According to Scott Johnston, VP of marketing at Puppet Labs, Razor (which is freely available and open sourced under the Apache 2.0 license) is the first hardware provisioning tool with the responsiveness and productivity of the cloud. "Puppet can now automate every phase of the IT infrastructure life cycle, from bare metal to deployed cloud applications," says Johnston.
Servers shipped in bulk from manufacturers (Dell, HP, IBM, etc.) typically don't have installed operating systems--they're just chunks of metal holding CPUs, disk and memory (that is, "bare metal"), explains Johnston. Razor provisions the correct operating system software onto the bare metal server as the first step in building up a server to host an application--for example, a Web server or a database. This type of tool is generally used by the system administrators responsible for building a server.
"Puppet Enterprise starts at the operating-system layer and configures and manages this layer and the application layers above this one. Razor sits below PE, provisions the operating system on top of the bare metal, automatically installs PE onto the operating system, and then hands off to PE, which allows it to continue building the server," adds Johnston.
Razor provides autodiscovered, real-time inventory data for every hardware node, eliminating inefficient, error-prone manual processes. As a result, system administrators get full insight into the latest, up-to-date status of their hardware inventory. Razor automatically selects the correct operating system image based on the autodiscovered, real-time inventory data, removing the need for manual intervention whenever there's a change in hardware configuration, explains Johnston.
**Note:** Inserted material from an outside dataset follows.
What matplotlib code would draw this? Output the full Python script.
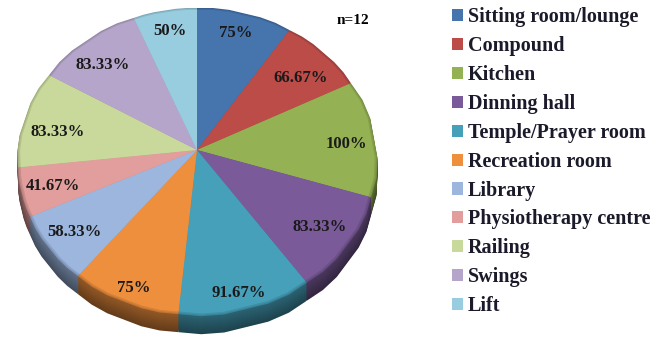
import numpy as np
import matplotlib
matplotlib.use("Agg")
import matplotlib.pyplot as plt
from matplotlib.colors import to_rgb
from matplotlib.patches import Patch, Polygon

# 施設ごとのデータ
rooms = ["Sitting room/lounge", "Compound", "Kitchen", "Dinning hall",
         "Temple/Prayer room", "Recreation room", "Library",
         "Physiotherapy centre", "Railing", "Swings", "Lift"]
percent = [75, 66.67, 100, 83.33, 91.67, 75, 58.33, 41.67, 83.33, 83.33, 50]
percent_labels = ["75%", "66.67%", "100%", "83.33%", "91.67%", "75%",
                  "58.33%", "41.67%", "83.33%", "83.33%", "50%"]
colors = ["#4674ad", "#bb4c48", "#94b153", "#7a5a98", "#46a0ba", "#ee8f3e",
          "#9cb6de", "#e29e9c", "#c9d99b", "#b6a5ca", "#98cde0"]

plt.rcParams["font.family"] = ["Liberation Serif", "DejaVu Serif"]
plt.rcParams["font.weight"] = "bold"

# 上面の楕円(ピクセル座標)と奥行き
CX, CY = 197, 161.5
RX, RY = 179, 153.5
TILT = 0.075
DEPTH = 18


def tilt(xy):
    # 単位円を射影変換で楕円へ写す(円の中心は楕円の中心より上に来る)
    xy = np.atleast_2d(xy)
    w = 1 + TILT * xy[:, 1]
    p = xy[:, 0] * np.sqrt(1 - TILT ** 2) / w
    q = (xy[:, 1] + TILT) / w
    return np.column_stack([CX + RX * p, CY - RY * q])


def shade(color, k):
    return tuple(c * k for c in to_rgb(color))


fig = plt.figure(figsize=(6.53, 3.39), dpi=100)
ax = fig.add_axes([0, 0, 1, 1])
wedges, texts = ax.pie(percent, labels=percent_labels, startangle=90,
                       counterclock=False, labeldistance=0.83)
outlines = [w.get_path().interpolated(8).vertices for w in wedges]
label_pos = [t.get_position() for t in texts]
for artist in wedges + texts:
    artist.remove()

ax.set_aspect("auto")
ax.set_xlim(0, 653)
ax.set_ylim(339, 0)
ax.axis("off")

# 側面: 上面を少しずつ下にずらして重ねる
for dy in range(DEPTH, 0, -1):
    k = 0.62 - 0.2 * dy / DEPTH
    for outline, color in zip(outlines, colors):
        ax.add_patch(Polygon(tilt(outline) + [0, dy], closed=True,
                             fc=shade(color, k), ec="none"))

# 上面: 縁だけ少し暗くする
for scale, k in [(1.0, 0.82), (0.993, 0.9), (0.985, 1.0)]:
    for outline, color in zip(outlines, colors):
        ax.add_patch(Polygon(tilt(outline * scale), closed=True,
                             fc=shade(color, k), ec="none"))

# ラベルの微調整(ピクセル)
nudge = [(-1, -2), (-3, 9), (2, 4), (-2, -1), (1, 13), (-4, 14),
         (-1, 1), (1, 1), (4, 8), (-2, 7), (0, -2)]
for pos, label, (dx, dy) in zip(label_pos, percent_labels, nudge):
    x, y = tilt(pos)[0]
    ax.text(x + dx, y + dy, label, fontsize=12, ha="center", va="center",
            color="#1a1a1a")

ax.text(353, 20, "n=12", fontsize=11, ha="center", va="center", color="black")

handles = [Patch(fc=c, ec="none") for c in colors]
fig.legend(handles, rooms, loc="upper left", bbox_to_anchor=(0.686, 0.99),
           frameon=False, fontsize=14.5, labelcolor="#1a1a2a",
           handlelength=0.55, handleheight=0.55, handletextpad=0.25,
           labelspacing=0.44, borderpad=0.2, borderaxespad=0.0)

fig.savefig("out.png", dpi=100, facecolor="white")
Different server hardware configurations are optimized for different applications. For example, for database servers, system administrators usually want a hardware server with lots of hard-drive space; for Web servers, they want a hardware server with a fast CPU. Previously, to match the operating system for database servers to the hardware server configured for database servers, system administrators were required to manually perform this function and then maintain some sort of record of this "match" in a spreadsheet.
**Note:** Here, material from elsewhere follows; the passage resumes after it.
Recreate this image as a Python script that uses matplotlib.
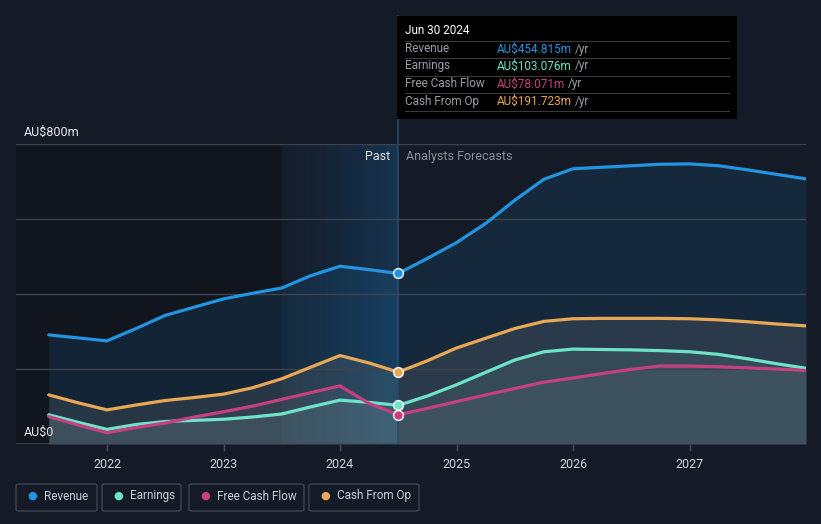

"With Razor, the system administrator establishes rules--for example, 'only match database operating system software with server hardware that has lots of hard drive space,' and/or 'only match web servers with server hardware that has fast CPUs,'" Johnston says. "Then, when the hardware server starts up, Razor automatically discovers the inventory of the hardware server ('looks like this hardware server has lots of hard drive space') and, based on the rules, automatically matches that hardware server with the appropriate operating system. No more manual matching, and no more manual inventory and tracking. And, if the hardware changes--that is, upgrades the CPU or removes some hard drives--Razor uses the rules to determine automatically and dynamically whether it should select a different operating system the next time the server starts up."
Other available cloud-friendly infrastructure management tools complementary to Puppet Labs include Zenoss, RightScale and Nodeable.